The bank said it had 36,000 solutions in place for people in arrears and that 9,000 cases of mortgages in arrears are in the court system.
AIB repossessed 352 homes last year, with the vast majority classed as voluntary or abandonment.
Mr Duffy, who is to leave AIB this year, said the bank was on course to begin to repay taxpayers for the multibillion-euro rescue and the first dividend is the start of that.
"Future dividends and future growth in the bank I think will ensure that the state will get back all the money that it put into AIB," he said.
AIB is considered to be worth more than €13 billion in today's market.

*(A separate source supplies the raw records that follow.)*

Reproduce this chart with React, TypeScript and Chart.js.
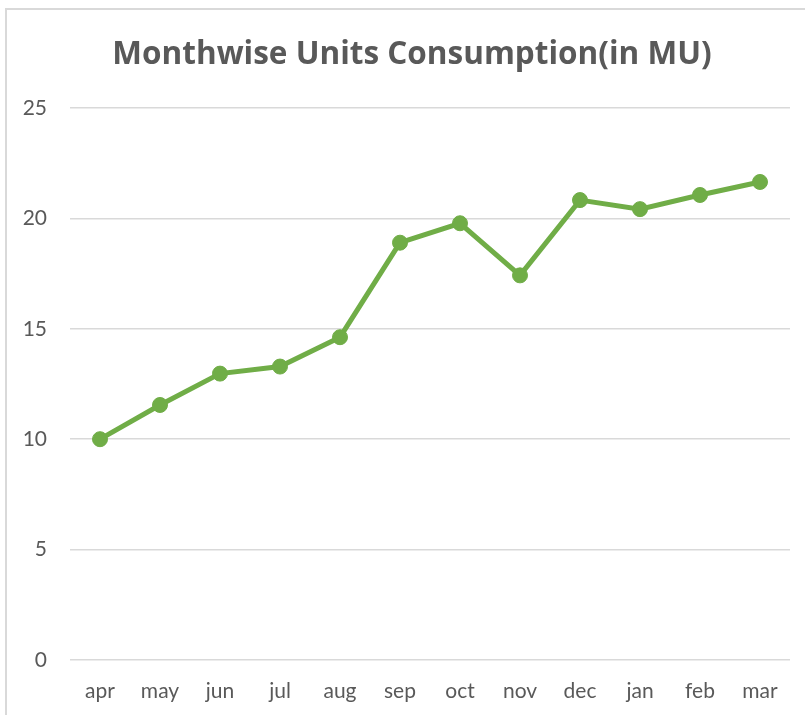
import React, { useEffect, useRef } from "react";
import { Chart, registerables } from "chart.js";

Chart.register(...registerables);

const months = ["apr", "may", "jun", "jul", "aug", "sep", "oct", "nov", "dec", "jan", "feb", "mar"];
const consumption = [10.0, 11.55, 12.97, 13.29, 14.62, 18.9, 19.78, 17.42, 20.83, 20.42, 21.06, 21.65];
const yTicks = [0, 5, 10, 15, 20, 25];
const titleText = "Monthwise Units Consumption(in MU)";

const GREEN = "#70AD47";
const TEXT = "#595959";
const GRID = "#d9d9d9";
const FONT = "Lato, 'Open Sans', sans-serif";
const TITLE_FONT = "'Open Sans', Lato, sans-serif";

const frame = {
  id: "frame",
  beforeDraw(chart: any) {
    const { ctx, width, height } = chart;
    ctx.save();
    ctx.fillStyle = "#ffffff";
    ctx.fillRect(0, 0, width, height);
    ctx.strokeStyle = "#d9d9d9";
    ctx.lineWidth = 2;
    ctx.beginPath();
    ctx.moveTo(6, height);
    ctx.lineTo(6, 9);
    ctx.lineTo(width, 9);
    ctx.stroke();
    ctx.restore();
  },
  afterDraw(chart: any) {
    const { ctx } = chart;
    ctx.save();
    ctx.fillStyle = TEXT;
    ctx.font = `bold 31.5px ${TITLE_FONT}`;
    ctx.textAlign = "center";
    ctx.textBaseline = "alphabetic";
    ctx.fillText(titleText, 412, 64);
    ctx.restore();
  },
};

export default function App() {
  const ref = useRef<HTMLCanvasElement | null>(null);
  useEffect(() => {
    if (!ref.current) return;
    const chart = new Chart(ref.current, {
      type: "line",
      data: {
        labels: months,
        datasets: [
          {
            label: "Consumption",
            data: consumption,
            borderColor: GREEN,
            backgroundColor: GREEN,
            borderWidth: 5,
            pointRadius: 7.5,
            pointBackgroundColor: GREEN,
            pointBorderColor: GREEN,
            pointBorderWidth: 1,
            tension: 0,
          },
        ],
      },
      options: {
        animation: false,
        responsive: false,
        maintainAspectRatio: false,
        layout: { padding: { left: 0, right: 15, top: 108, bottom: 0 } },
        plugins: {
          legend: { display: false },
          tooltip: { enabled: false },
          title: { display: false },
        },
        scales: {
          x: {
            offset: true,
            grid: { display: false, drawTicks: false },
            border: { display: false },
            ticks: {
              color: TEXT,
              font: { family: FONT, size: 21 },
              padding: 19,
              maxRotation: 0,
              autoSkip: false,
            },
            afterFit(scale: any) {
              scale.height = 55;
            },
          },
          y: {
            min: 0,
            max: 25,
            afterBuildTicks(scale: any) {
              scale.ticks = yTicks.map((v) => ({ value: v }));
            },
            grid: { color: GRID, lineWidth: 1.5, drawTicks: false },
            border: { display: false },
            ticks: {
              color: TEXT,
              font: { family: FONT, size: 21 },
              padding: 23,
            },
            afterFit(scale: any) {
              scale.width = 70;
            },
          },
        },
      },
      plugins: [frame],
    });
    return () => chart.destroy();
  }, []);
  return (
    <div style={{ position: "absolute", left: 0, top: 0, width: 805, height: 715 }}>
      <canvas ref={ref} width={805} height={715} style={{ display: "block" }} />
    </div>
  );
}
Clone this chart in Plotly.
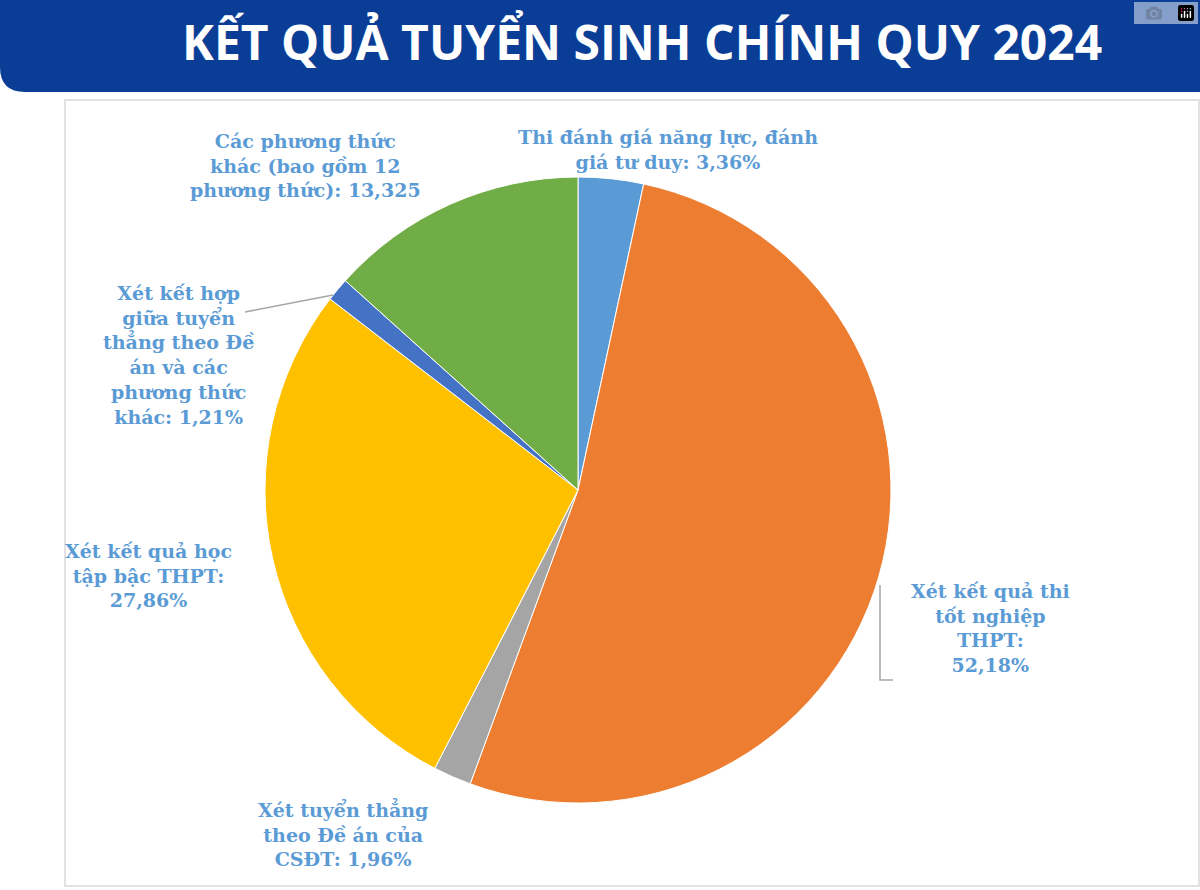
import plotly.graph_objects as go

labels = ["Thi đánh giá năng lực, đánh giá tư duy", "Xét kết quả thi tốt nghiệp THPT",
          "Xét tuyển thẳng theo Đề án của CSĐT", "Xét kết quả học tập bậc THPT",
          "Xét kết hợp giữa tuyển thẳng theo Đề án và các phương thức khác",
          "Các phương thức khác (bao gồm 12 phương thức)"]
values = [3.36, 52.18, 1.96, 27.86, 1.21, 13.325]
colors = ["#5b9bd5", "#ed7d31", "#a5a5a5", "#ffc000", "#4472c4", "#70ad47"]

label_texts = [
    "Thi đánh giá năng lực, đánh<br>giá tư duy: 3,36%",
    "Xét kết quả thi<br>tốt nghiệp<br>THPT:<br>52,18%",
    "Xét tuyển thẳng<br>theo Đề án của<br>CSĐT: 1,96%",
    "Xét kết quả học<br>tập bậc THPT:<br>27,86%",
    "Xét kết hợp<br>giữa tuyển<br>thẳng theo Đề<br>án và các<br>phương thức<br>khác: 1,21%",
    "Các phương thức<br>khác (bao gồm 12<br>phương thức): 13,325",
]
label_pos = [(668, 150), (990, 628), (343, 833), (148, 575), (178, 355), (305, 165)]

W, H = 1200, 890
fig = go.Figure(go.Pie(labels=labels, values=values, sort=False, direction="clockwise",
                       rotation=0, textinfo="none", hoverinfo="label+percent",
                       marker=dict(colors=colors, line=dict(color="white", width=1)),
                       domain=dict(x=[265 / W, 891 / W], y=[87 / H, 713 / H]),
                       showlegend=False))

shapes = [
    # chart frame
    dict(type="rect", xref="paper", yref="paper", x0=65 / W, x1=1199 / W, y0=1 - 886 / H, y1=1 - 100 / H,
         line=dict(color="#d9d9d9", width=1.5), fillcolor="white", layer="below"),
    # title banner with rounded bottom-left corner
    dict(type="path", xref="paper", yref="paper",
         path="M 0,1 L 1,1 L 1,%f L %f,%f Q 0,%f 0,%f Z" % (1 - 92 / H, 25 / W, 1 - 92 / H, 1 - 92 / H, 1 - 67 / H),
         fillcolor="#0a3e96", line=dict(width=0)),
    # leader lines
    dict(type="path", xref="paper", yref="paper",
         path="M %f,%f L %f,%f L %f,%f" % (880 / W, 1 - 585 / H, 880 / W, 1 - 680 / H, 893 / W, 1 - 680 / H),
         line=dict(color="#a6a6a6", width=1.5)),
    dict(type="line", xref="paper", yref="paper", x0=333 / W, y0=1 - 295 / H, x1=245 / W, y1=1 - 312 / H,
         line=dict(color="#a6a6a6", width=1.5)),
]

annotations = [dict(text="KẾT QUẢ TUYỂN SINH CHÍNH QUY 2024", x=642 / W, y=1 - 42 / H,
                    xref="paper", yref="paper", showarrow=False, xanchor="center", yanchor="middle",
                    font=dict(family="Open Sans", size=48, color="white", weight="bold"))]
for t, (px, py) in zip(label_texts, label_pos):
    annotations.append(dict(text=t, x=px / W, y=1 - py / H, xref="paper", yref="paper",
                            showarrow=False, align="center", xanchor="center", yanchor="middle",
                            font=dict(family="DejaVu Serif", size=19, color="#5b9bd5", weight="bold")))

fig.update_layout(width=W, height=H, margin=dict(l=0, r=0, t=0, b=0),
                  paper_bgcolor="white", shapes=shapes, annotations=annotations)
fig.write_html("out.html", post_script="document.body.style.margin='0';")
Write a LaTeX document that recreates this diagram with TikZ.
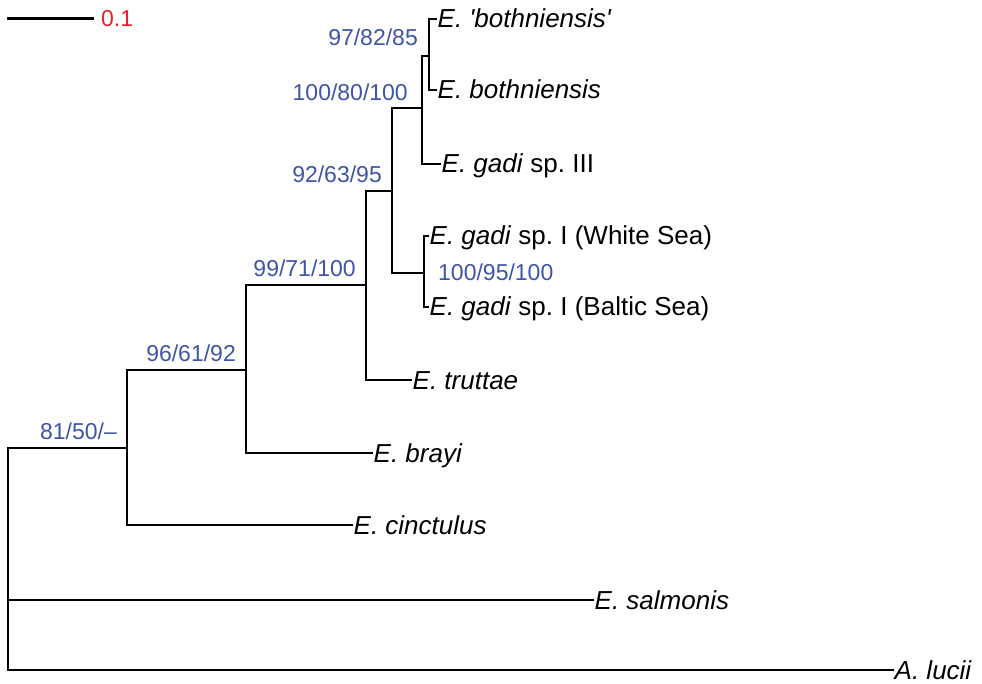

Talks with the Department of Finance on recouping the bailout money will also involve a possible significant consolidation in the number of ordinary shares in issue as the bank has more than 523 billion ordinary shares.
Mr Noonan added: "I welcome the strong growth in new lending activity which was higher across all the major sectors, in particular agriculture, manufacturing and tourism, and reflects increased demand for credit as the economic environment improves.
"AIB has also made significant progress in reducing distressed loan balances with owner occupier mortgage arrears dropping 22% and the process of restructuring the group's SME book reaching its latter stages with the majority of offered SME restructures expected to complete during 2015."
Meanwhile, finance workers' union the IBOA said the efforts of employees should be recognised by the bank after its return to profit.
Larry Broderick, union general secretary, said workers have made considerable sacrifices since 2008 and roles and responsibilities have changed significantly as new technology was introduced and work practices reformed.
"While the bank's senior management has engaged in discussions with us on a new approach to remuneration for some months, it is time that they put forward concrete proposals to address our members' concerns on pay now and into the future," he said.
"The Government should also realise that if it is to realise its ambition of achieving a healthy return for the State from the sale of AIB, the bank will need well-motivated staff to sustain the impressive recovery in its fortunes.
"It will be difficult to motivate employees if their contribution to the bank's success is not recognised - and all the more so if their pay is also seen to fall behind that of their main competitors, who have begun to move beyond survival mode to build for the future."
The IBOA said the bank had overseen up to 3,000 redundancies since the crash and more than 90 branch closures.